My own life and experience is a nearly perfect inversion of Berry’s tale. The demands of a graduate education have led my wife and I to relocate numerous times, from the Puget Sound region to upstate New York, to British Columbia in Canada, and most recently to Scotland. Digging back into previous generations, I’ve spent some time reconstructing our own family history from old census records in hopes that might find a stable family farm hidden somewhere in my past waiting to be reclaimed. But my family also is an inversion of this tale of being rooted in place. For the past four or five generations, almost every branch of my family has moved away from their place of birth to a different state – in most cases a completely different geography. For me, there is no family farm. For that matter, my family has invested itself so lightly in place that there is no family legacy lingering in any of those places they formerly occupied.

So with regards to being rooted in a place, I cannot escape the post-modern ‘blessing’ of self-construction. I suspect that I’m not alone in this predicament, both in desiring a place to call my own which I can commit our family to inter-generationally and in lacking an obvious option. What’s more, former generations have re-engineered the American labour market to support transience. Many employers are now trans-national and they often expect a person to pick up and move at some point over the course of their career. The notion of local business has nearly disappeared into unplaced options such as Wall-Mart, Whole Foods, Starbucks, and McDonalds. These workplaces may offer excellent compensation and benefits, and even invest in local community projects, but they remain decidedly un-parochial – and at best impostors. Local musicians, artists, writers, and local government struggle to capture the attention of the occupants of towns and cities. In the midst of these realities, to choose one’s “place” rather than inheriting it seems to represent a peculiar challenge, if not a fantasy.

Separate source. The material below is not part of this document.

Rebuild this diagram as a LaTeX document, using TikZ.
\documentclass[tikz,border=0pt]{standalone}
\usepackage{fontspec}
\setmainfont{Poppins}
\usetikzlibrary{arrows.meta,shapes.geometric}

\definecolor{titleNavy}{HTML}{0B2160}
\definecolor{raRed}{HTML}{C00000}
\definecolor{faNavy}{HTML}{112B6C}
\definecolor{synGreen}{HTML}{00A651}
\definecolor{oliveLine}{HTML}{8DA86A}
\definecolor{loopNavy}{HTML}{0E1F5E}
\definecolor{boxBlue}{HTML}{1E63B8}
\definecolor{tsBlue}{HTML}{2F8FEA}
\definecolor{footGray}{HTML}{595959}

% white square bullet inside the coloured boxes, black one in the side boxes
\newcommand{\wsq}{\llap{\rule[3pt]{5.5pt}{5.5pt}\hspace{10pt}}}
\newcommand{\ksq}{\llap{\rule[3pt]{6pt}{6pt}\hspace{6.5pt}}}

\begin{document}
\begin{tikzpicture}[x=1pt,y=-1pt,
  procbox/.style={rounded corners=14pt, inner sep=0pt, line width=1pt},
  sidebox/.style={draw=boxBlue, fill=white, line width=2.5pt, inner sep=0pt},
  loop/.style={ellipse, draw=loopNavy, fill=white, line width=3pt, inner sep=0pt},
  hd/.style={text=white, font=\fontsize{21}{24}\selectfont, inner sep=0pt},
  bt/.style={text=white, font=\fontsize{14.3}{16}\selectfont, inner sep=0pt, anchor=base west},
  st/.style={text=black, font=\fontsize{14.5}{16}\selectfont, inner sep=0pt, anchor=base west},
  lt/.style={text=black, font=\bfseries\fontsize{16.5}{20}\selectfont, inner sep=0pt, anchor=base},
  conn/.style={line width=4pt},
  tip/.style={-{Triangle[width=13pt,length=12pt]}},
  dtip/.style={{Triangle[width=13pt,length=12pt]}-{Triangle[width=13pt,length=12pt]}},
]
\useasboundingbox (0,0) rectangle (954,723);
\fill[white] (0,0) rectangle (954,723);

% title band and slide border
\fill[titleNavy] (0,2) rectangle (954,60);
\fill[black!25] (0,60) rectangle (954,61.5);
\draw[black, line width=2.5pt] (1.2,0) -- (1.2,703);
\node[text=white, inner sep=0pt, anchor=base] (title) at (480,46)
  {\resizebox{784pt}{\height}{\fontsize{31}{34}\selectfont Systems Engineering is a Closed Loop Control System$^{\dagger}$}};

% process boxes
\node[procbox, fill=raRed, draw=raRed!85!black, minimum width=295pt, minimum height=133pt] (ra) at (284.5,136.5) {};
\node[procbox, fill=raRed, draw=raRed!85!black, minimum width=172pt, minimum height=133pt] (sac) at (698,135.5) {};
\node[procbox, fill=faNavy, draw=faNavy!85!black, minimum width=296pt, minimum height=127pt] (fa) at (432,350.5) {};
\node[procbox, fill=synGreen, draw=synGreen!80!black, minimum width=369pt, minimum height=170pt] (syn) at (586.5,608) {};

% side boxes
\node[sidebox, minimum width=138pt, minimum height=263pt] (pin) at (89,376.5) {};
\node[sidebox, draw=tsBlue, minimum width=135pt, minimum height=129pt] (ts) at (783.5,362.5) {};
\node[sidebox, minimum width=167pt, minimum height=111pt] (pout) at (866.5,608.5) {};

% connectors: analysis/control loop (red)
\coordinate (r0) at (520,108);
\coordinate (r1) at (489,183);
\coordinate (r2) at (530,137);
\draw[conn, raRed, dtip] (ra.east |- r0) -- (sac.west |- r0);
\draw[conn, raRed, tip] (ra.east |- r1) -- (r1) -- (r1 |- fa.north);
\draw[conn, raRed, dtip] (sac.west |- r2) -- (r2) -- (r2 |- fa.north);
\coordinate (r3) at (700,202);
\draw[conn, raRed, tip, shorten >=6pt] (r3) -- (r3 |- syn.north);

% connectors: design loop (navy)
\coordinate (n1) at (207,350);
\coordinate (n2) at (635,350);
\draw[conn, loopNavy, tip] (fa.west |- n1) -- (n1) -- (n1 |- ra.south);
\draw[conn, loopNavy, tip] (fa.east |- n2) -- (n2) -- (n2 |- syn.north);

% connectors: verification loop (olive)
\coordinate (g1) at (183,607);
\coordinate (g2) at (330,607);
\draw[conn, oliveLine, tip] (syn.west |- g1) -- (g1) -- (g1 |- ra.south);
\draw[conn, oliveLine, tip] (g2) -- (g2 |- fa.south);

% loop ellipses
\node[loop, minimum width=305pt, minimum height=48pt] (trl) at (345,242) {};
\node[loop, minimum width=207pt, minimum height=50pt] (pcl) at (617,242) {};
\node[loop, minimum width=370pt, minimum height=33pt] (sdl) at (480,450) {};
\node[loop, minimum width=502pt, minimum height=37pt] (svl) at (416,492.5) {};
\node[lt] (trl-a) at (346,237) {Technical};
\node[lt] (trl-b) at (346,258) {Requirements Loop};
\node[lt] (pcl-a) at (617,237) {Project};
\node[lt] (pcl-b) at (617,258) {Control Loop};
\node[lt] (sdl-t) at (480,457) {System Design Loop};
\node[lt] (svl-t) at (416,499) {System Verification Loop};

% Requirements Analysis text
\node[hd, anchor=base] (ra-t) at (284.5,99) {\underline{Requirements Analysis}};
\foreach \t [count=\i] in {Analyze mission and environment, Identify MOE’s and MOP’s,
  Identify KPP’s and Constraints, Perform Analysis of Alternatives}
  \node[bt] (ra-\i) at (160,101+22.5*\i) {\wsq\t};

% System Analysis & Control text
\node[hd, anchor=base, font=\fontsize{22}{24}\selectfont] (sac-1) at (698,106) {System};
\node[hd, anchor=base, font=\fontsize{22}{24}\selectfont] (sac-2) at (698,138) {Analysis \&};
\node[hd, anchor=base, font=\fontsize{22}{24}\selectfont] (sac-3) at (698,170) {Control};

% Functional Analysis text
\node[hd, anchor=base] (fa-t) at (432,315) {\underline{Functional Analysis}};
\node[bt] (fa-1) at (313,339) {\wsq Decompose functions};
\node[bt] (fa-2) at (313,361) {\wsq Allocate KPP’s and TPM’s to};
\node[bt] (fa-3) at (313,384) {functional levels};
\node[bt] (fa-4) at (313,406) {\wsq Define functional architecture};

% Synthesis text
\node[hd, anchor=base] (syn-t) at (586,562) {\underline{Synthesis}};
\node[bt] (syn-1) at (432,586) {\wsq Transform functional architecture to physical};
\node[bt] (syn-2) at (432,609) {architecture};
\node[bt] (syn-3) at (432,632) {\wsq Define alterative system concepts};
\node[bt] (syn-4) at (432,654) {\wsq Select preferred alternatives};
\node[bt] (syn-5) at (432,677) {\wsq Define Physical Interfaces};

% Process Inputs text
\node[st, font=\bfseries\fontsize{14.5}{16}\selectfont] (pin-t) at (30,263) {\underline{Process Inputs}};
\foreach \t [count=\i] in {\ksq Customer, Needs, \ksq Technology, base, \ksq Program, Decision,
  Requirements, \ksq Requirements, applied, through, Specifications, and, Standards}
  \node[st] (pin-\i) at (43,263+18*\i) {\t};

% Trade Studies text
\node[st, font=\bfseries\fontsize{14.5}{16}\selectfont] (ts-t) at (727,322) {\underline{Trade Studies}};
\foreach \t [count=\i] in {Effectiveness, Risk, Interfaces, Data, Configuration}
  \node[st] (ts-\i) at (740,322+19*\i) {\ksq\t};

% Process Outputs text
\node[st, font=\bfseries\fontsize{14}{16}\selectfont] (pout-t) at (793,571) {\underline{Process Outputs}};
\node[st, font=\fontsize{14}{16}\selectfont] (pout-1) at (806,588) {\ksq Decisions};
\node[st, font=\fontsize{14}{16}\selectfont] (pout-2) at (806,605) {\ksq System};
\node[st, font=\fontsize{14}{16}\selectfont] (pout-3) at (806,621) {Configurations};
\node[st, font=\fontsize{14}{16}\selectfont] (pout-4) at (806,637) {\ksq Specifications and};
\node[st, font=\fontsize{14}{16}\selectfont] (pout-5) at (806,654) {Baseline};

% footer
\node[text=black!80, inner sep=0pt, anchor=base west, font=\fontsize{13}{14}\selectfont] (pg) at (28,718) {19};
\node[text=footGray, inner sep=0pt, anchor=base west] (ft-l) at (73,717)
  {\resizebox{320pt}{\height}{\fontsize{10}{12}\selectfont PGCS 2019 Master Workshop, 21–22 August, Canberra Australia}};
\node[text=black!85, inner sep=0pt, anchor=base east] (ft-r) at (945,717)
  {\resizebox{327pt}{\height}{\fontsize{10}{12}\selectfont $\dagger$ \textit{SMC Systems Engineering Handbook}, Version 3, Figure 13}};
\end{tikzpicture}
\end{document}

While this essay might come across as a lament, I don’t mean for my tone to convey despair. It’s all well and good for Wendell Berry to enjoy his farm, but I’m in a different situation faced by a task that is perhaps more prefatory. I must first work to create the circumstances in which parochial life is again possible for my children and grandchildren. To this end, I have begun to search for ways to re-commit myself to those old parochial patterns. Here are a few that I’ve settled on thus far: finding culture generated by local people; ignoring presidential political theater until I’m confident that I understand and can participate in my local government and the issues it faces; spending my money at businesses which are not only staffed by local people, but which are owned and supplied by local people who choose to invest their wealth in their neighbourhoods. Finally, I’ve also begun to consider what features of their former homes led my family to leave their communities behind so that inasmuch as I can influence the shape of my future community it doesn’t suffer from these patterns.

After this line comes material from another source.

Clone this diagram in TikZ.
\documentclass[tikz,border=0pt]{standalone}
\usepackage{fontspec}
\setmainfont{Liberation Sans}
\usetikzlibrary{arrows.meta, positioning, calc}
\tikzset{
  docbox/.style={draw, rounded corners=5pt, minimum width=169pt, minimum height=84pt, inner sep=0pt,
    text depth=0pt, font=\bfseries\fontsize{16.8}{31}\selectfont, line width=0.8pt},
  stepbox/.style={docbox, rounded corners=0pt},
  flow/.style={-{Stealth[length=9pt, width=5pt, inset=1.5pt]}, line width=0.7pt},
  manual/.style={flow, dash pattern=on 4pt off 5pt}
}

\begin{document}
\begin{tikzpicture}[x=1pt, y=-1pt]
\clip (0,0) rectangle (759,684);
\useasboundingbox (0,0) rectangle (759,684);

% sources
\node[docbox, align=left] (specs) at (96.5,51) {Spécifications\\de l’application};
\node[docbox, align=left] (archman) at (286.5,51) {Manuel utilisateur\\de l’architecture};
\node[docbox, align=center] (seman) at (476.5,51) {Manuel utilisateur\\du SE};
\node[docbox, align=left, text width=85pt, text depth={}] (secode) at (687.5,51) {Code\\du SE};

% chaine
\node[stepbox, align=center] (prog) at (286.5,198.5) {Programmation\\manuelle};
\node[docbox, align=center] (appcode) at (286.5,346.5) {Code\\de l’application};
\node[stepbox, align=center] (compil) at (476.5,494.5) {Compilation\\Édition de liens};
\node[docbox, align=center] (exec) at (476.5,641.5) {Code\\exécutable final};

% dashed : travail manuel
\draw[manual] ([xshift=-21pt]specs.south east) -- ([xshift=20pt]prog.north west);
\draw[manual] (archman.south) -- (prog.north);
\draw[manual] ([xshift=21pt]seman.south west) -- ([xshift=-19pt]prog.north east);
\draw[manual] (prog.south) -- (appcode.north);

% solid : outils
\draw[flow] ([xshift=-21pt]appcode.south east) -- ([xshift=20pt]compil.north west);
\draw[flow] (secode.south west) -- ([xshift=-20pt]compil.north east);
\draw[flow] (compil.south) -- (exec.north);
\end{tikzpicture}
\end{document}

If we are to address the ecological crisis that threatens the future of our children, we must commit to making decisions which are not just superficially ‘green’ but also pursue patterns of life which produce healthy locally invested communities.

Some Further Reading…

  • Berry, Wendell. Imagination in Place. Counterpoint Press, 2010.
  • Northcott, Michael. A Moral Climate: The Ethics of Global Warming.
  • Gorringe, Timothy. A Theology of the Built Environment : Justice, Empowerment, Redemption. Cambridge, U.K. ; New York: Cambridge University Press, 2002.
  • Bouma-Prediger, Steven, and Brian J Walsh. Beyond Homelessness : Christian Faith in a Culture of Displacement. Grand Rapids, Mich.: William B. Eerdmans Pub, 2008.
  • Wilson-Hartgrove, Jonathan. The Wisdom of Stability : Rooting Faith in a Mobile Culture. Brewster, Mass.: Paraclete Press, 2010.
  • Inge, John. A Christian Theology of Place. Aldershot, Hampshire, England ; Burlington, VT, USA: Ashgate, 2003.
  • Alasdair MacIntyre, ‘Politics, Philosophy and the Common Good’, in Kelvin Knight (ed.),  The MacIntyre Reader, Notre Dame, Indiana, University of Notre Dame Press, 1998, 235 – 252.